Brian Doherty | May 4, 2009
Amity Shlaes, author of the controversial best-seller The Forgotten Man: A New History of the Great Depression, in a Forbes column does a good job with a quick journalistic overview of some of the Great Depression theories that counter the "FDR saved us all with bold, persistent experimentation and a very convenient war" theory. Some big points:
...Public Choicers would say that the 1930s story was also the story of a power struggle between public and private--and one in which the public sector gained ground. This clearly was true for the growth industry of the day, utilities. Scholar Robert Higgs holds that the very unpredictability of the government chilled markets, and this idea--what Higgs calls "Regime uncertainty"--is borne out by the data. The 1930s stock market is famous for its drops, but its second outstanding aspect is actually rallies, specifically micro-rallies of 10% or more. In other words, the abiding feature of the market was its volatility.

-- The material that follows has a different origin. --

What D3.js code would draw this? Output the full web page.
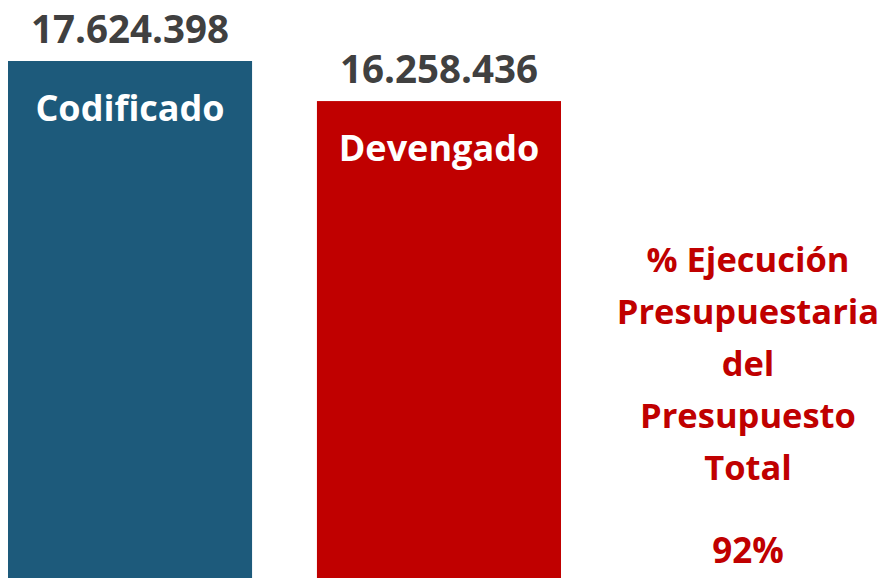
<!DOCTYPE html>
<html>
<head>
<meta charset="utf-8">
<script src="https://cdn.jsdelivr.net/npm/d3@7"></script>
<style>
  body { margin: 0; background: #fff; }
  svg { display: block; font-family: "Open Sans", sans-serif; font-weight: bold; }
</style>
</head>
<body>
<svg id="chart" width="885" height="578"></svg>
<script>
var categories = ["Codificado", "Devengado"];
var values = [17624398, 16258436];
var barColors = ["#1D5A7B", "#C00000"];
var noteLines = ["% Ejecución", "Presupuestaria", "del", "Presupuesto", "Total"];

var svg = d3.select("#chart");

var locale = d3.formatLocale({ decimal: ",", thousands: ".", grouping: [3], currency: ["$", ""] });
var fmt = locale.format(",d");

var xScale = d3.scaleBand().domain(categories).range([8, 561]).paddingInner(0.21).paddingOuter(0);
var yScale = d3.scaleLinear().domain([0, d3.max(values)]).range([578, 61]);

var bars = svg.selectAll("g.bar")
    .data(categories)
    .enter().append("g")
    .attr("class", "bar");

bars.append("rect")
    .attr("x", function(d) { return xScale(d); })
    .attr("y", function(d, i) { return yScale(values[i]); })
    .attr("width", xScale.bandwidth())
    .attr("height", function(d, i) { return yScale(0) - yScale(values[i]); })
    .attr("fill", function(d, i) { return barColors[i]; });

// value above the bar
bars.append("text")
    .attr("x", function(d) { return xScale(d) + xScale.bandwidth() / 2; })
    .attr("y", function(d, i) { return yScale(values[i]) - 18; })
    .attr("text-anchor", "middle")
    .attr("fill", "#404040")
    .style("font-size", "38.5px")
    .text(function(d, i) { return fmt(values[i]); });

// category name inside the bar
bars.append("text")
    .attr("x", function(d) { return xScale(d) + xScale.bandwidth() / 2; })
    .attr("y", function(d, i) { return yScale(values[i]) + 60; })
    .attr("text-anchor", "middle")
    .attr("fill", "#fff")
    .style("font-size", "36px")
    .text(function(d) { return d; });

// execution note on the right
var pct = values[1] / values[0];
svg.append("g")
    .selectAll("text")
    .data(noteLines)
    .enter().append("text")
    .attr("x", 748)
    .attr("y", function(d, i) { return 272 + i * 52; })
    .attr("text-anchor", "middle")
    .attr("fill", "#C00000")
    .style("font-size", "34.5px")
    .text(function(d) { return d; });

svg.append("text")
    .attr("x", 748)
    .attr("y", 563)
    .attr("text-anchor", "middle")
    .attr("fill", "#C00000")
    .style("font-size", "35px")
    .text(d3.format(".0%")(pct));
</script>
</body>
</html>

Another applicable theory, one stressed by [Benjamin] Anderson [economist at Chase Bank during the Depression], is old-fashioned classical economics, which looks at supply as well as demand. What Anderson saw was that businesses forced by New Deal policy to pay wages higher than they could afford struck back by hiring fewer workers.

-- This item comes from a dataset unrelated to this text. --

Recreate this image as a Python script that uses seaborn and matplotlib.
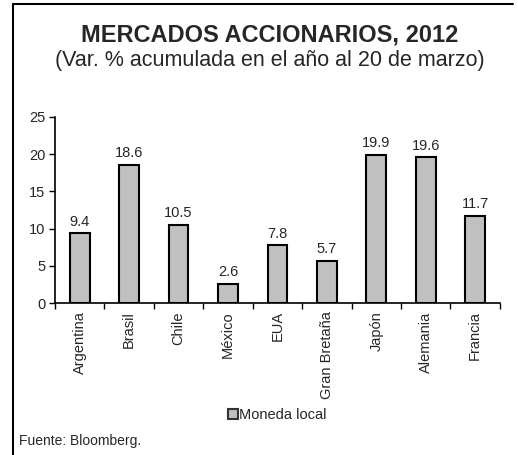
import matplotlib
matplotlib.use("Agg")
import matplotlib.pyplot as plt
import seaborn as sns
import pandas as pd
import numpy as np
from matplotlib.lines import Line2D
from matplotlib.patches import Patch

# ---------------------------------------------------------------------------
# Data
# ---------------------------------------------------------------------------
countries = ["Argentina", "Brasil", "Chile", "México", "EUA",
             "Gran Bretaña", "Japón", "Alemania", "Francia"]
values = [9.4, 18.6, 10.5, 2.6, 7.8, 5.7, 19.9, 19.6, 11.7]
yticks = [0, 5, 10, 15, 20, 25]

BAR_COLOR = "#c0c0c0"

sns.set_theme(style="white")
plt.rcParams["font.family"] = ["Liberation Sans", "DejaVu Sans"]

df = pd.DataFrame({"pais": countries, "var": values})

fig = plt.figure(figsize=(5.18, 4.55), dpi=100)
ax = fig.add_axes([0.106, 0.334, 0.859, 0.409])

sns.barplot(data=df, x="pais", y="var", color=BAR_COLOR, width=0.4,
            edgecolor="black", linewidth=1.5, saturation=1, ax=ax)

for bar, v in zip(ax.patches, values):
    ax.text(bar.get_x() + bar.get_width() / 2, v + 0.6, f"{v:.1f}",
            ha="center", va="bottom", fontsize=10.5)

ax.set_ylim(0, 25)
ax.set_xlim(-0.5, len(countries) - 0.5)
ax.set_yticks(yticks)
ax.set_xlabel("")
ax.set_ylabel("")
ax.tick_params(axis="y", direction="out", length=4, width=1, color="black",
               labelsize=10.5, pad=3, left=True)
ax.set_xticks(range(len(countries)))
ax.set_xticklabels(countries, rotation=90, fontsize=10.5)
ax.tick_params(axis="x", length=0, pad=6)
# category-boundary ticks
ax.set_xticks(np.arange(-0.5, len(countries)), minor=True)
ax.tick_params(axis="x", which="minor", direction="out", length=4,
               width=1, color="black", bottom=True)
for side in ["top", "right"]:
    ax.spines[side].set_visible(False)
for side in ["left", "bottom"]:
    ax.spines[side].set_color("black")
    ax.spines[side].set_linewidth(1.2)

# Titles
fig.text(0.52, 0.923, "MERCADOS ACCIONARIOS, 2012", ha="center", va="center",
         fontsize=17, fontweight="bold")
fig.text(0.52, 0.866, "(Var. % acumulada en el año al 20 de marzo)",
         ha="center", va="center", fontsize=15.5)

# Legend
handle = Patch(facecolor=BAR_COLOR, edgecolor="#333333", linewidth=1.5)
fig.legend([handle], ["Moneda local"], loc="center", bbox_to_anchor=(0.535, 0.088),
           frameon=False, fontsize=10.5, handlelength=0.7, handleheight=0.7,
           handletextpad=0.1)

fig.text(0.037, 0.03, "Fuente: Bloomberg.", ha="left", va="center", fontsize=10)

# Frame lines (top and left)
fig.add_artist(Line2D([0.026, 0.99], [0.991, 0.991], color="black", lw=1.5,
                      transform=fig.transFigure))
fig.add_artist(Line2D([0.026, 0.026], [0.0, 0.991], color="black", lw=1.5,
                      transform=fig.transFigure))

fig.savefig("out.png", dpi=100)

The takeaway from the newer research is important because it is optimistic. [1920s Treasury Secretary Andrew] Mellon irritated New Dealers precisely because he made clear that their government intervention was not necessary to perpetuate American growth. If we understand our own downturn correctly, and promulgate wiser policy, this downturn too still has a chance to prove itself a mere "bad quarter-hour."

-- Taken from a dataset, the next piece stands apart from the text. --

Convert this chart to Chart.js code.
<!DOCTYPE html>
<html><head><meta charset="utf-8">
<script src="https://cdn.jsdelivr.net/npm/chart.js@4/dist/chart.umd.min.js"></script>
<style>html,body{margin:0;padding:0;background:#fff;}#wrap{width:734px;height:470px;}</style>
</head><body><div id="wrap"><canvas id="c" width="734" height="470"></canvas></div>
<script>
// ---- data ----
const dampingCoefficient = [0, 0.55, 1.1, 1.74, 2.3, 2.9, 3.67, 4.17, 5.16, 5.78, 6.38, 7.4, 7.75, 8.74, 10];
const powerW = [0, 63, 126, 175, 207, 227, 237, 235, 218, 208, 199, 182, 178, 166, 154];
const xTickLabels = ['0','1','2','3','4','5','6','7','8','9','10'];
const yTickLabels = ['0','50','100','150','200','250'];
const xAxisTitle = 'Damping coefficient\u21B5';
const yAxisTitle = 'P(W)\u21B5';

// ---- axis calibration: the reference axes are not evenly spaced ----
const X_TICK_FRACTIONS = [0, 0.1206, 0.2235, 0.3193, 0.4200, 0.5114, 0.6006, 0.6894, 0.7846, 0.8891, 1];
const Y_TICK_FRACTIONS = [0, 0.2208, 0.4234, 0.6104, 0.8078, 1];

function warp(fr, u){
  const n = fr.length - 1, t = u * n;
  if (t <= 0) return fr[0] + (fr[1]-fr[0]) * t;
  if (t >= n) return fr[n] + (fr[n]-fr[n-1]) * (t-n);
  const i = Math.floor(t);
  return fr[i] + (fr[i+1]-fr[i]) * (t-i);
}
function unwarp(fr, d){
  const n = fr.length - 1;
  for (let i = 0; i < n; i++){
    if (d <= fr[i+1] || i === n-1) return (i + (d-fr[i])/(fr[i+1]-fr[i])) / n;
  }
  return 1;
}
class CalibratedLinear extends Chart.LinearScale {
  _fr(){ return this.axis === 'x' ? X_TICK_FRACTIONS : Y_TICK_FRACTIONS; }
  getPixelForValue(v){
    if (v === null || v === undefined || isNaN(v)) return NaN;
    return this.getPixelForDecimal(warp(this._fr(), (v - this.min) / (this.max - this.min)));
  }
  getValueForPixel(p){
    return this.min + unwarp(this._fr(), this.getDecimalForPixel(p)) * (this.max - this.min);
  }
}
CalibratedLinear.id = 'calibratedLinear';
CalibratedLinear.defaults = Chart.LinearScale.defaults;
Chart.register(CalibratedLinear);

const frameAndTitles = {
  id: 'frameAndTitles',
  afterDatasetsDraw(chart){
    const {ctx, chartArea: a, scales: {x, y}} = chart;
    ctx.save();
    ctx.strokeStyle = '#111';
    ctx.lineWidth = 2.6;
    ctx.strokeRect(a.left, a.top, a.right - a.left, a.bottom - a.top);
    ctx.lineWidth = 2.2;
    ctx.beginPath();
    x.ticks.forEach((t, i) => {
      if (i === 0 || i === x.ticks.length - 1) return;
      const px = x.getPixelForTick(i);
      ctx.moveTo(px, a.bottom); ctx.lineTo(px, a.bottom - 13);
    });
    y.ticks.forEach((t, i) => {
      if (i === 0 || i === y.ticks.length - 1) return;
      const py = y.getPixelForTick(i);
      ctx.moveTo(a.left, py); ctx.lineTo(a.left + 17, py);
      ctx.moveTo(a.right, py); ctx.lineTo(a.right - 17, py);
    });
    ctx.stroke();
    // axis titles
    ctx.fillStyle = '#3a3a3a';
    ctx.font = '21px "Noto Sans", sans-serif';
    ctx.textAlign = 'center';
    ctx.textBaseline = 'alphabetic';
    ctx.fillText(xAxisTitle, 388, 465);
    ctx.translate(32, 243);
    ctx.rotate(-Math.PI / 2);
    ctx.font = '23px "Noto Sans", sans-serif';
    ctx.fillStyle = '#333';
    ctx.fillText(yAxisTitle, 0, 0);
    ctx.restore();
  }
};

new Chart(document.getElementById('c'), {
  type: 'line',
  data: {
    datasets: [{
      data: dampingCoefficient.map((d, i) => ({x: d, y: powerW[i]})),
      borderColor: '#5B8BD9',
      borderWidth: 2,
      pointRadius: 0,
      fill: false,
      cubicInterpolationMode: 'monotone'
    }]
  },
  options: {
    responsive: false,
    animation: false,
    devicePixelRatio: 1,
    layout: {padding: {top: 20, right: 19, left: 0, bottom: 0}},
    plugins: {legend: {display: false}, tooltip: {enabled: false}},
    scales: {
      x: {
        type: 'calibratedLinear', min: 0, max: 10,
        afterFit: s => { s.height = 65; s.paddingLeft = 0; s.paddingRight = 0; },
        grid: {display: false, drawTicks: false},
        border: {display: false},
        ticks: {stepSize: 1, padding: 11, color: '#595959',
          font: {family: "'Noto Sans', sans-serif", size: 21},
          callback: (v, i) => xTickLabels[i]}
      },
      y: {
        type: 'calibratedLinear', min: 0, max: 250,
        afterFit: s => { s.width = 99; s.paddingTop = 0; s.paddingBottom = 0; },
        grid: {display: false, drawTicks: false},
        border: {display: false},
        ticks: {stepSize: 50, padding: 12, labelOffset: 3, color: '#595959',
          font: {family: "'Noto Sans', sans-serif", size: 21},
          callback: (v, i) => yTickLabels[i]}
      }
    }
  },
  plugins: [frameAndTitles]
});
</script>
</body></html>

Nick Gillespie interviewed Shlaes in Reason magazine's January 2008 issue.
Help Reason celebrate its next 40 years. Donate Now!
Try Reason's award-winning print edition today! Your first issue is FREE if you are not completely satisfied.
"Regime uncertainty"
This makes it sound like stability and predictability are important
aspects of good government. All we really need to know for sure is
that our masters' motives are pure.
What Anderson saw was that businesses forced by New Deal
policy to pay wages higher than they could afford struck back by
hiring fewer workers.
That's kind of a strange way to describe it. I would say that
government made it illegal to employ anyone who wasn't worth a
particular wage rate, so employers only hired those who were worth
at least that much. It's not about "striking back", it's just a
matter of what makes sense when you're trying to keep a business
afloat in a depression.
-jcr
This makes it sound like stability and predictability are
important aspects of good government. All we really need to know
for sure is that our masters' motives are pure.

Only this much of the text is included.